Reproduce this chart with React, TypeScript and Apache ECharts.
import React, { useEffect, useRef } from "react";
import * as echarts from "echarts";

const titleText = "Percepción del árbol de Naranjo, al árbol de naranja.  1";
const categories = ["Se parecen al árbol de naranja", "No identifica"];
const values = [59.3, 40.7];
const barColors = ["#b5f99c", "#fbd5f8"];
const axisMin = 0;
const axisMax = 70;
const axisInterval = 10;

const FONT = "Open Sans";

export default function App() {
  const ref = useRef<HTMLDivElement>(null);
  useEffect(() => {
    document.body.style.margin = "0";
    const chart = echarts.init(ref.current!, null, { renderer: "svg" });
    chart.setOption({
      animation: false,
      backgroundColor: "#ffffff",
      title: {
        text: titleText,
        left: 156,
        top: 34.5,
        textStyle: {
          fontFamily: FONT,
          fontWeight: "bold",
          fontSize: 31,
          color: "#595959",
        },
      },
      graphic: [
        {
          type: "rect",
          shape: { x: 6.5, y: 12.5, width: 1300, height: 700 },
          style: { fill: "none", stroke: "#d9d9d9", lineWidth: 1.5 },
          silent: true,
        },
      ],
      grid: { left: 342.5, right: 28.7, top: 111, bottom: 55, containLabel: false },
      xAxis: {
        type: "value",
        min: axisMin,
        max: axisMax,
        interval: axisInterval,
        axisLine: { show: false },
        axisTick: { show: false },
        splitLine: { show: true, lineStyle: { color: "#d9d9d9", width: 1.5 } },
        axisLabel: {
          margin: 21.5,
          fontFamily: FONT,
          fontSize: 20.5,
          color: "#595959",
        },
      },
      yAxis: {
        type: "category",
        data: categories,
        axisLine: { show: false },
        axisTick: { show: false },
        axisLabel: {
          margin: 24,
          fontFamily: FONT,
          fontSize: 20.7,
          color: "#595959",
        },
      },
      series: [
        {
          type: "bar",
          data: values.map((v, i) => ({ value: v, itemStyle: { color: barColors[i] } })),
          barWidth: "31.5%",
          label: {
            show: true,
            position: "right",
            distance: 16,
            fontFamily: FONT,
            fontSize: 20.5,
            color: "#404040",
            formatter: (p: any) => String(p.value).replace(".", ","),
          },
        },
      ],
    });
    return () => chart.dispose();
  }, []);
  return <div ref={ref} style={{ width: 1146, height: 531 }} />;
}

*Exercise objective*
Starting at the top of the data above, repeat every line exactly until the line containing "import * as" has been given, then stop.

*Solution below*
Reproduce this chart with React, TypeScript and Apache ECharts.
import React, { useEffect, useRef } from "react";
import * as echarts from "echarts";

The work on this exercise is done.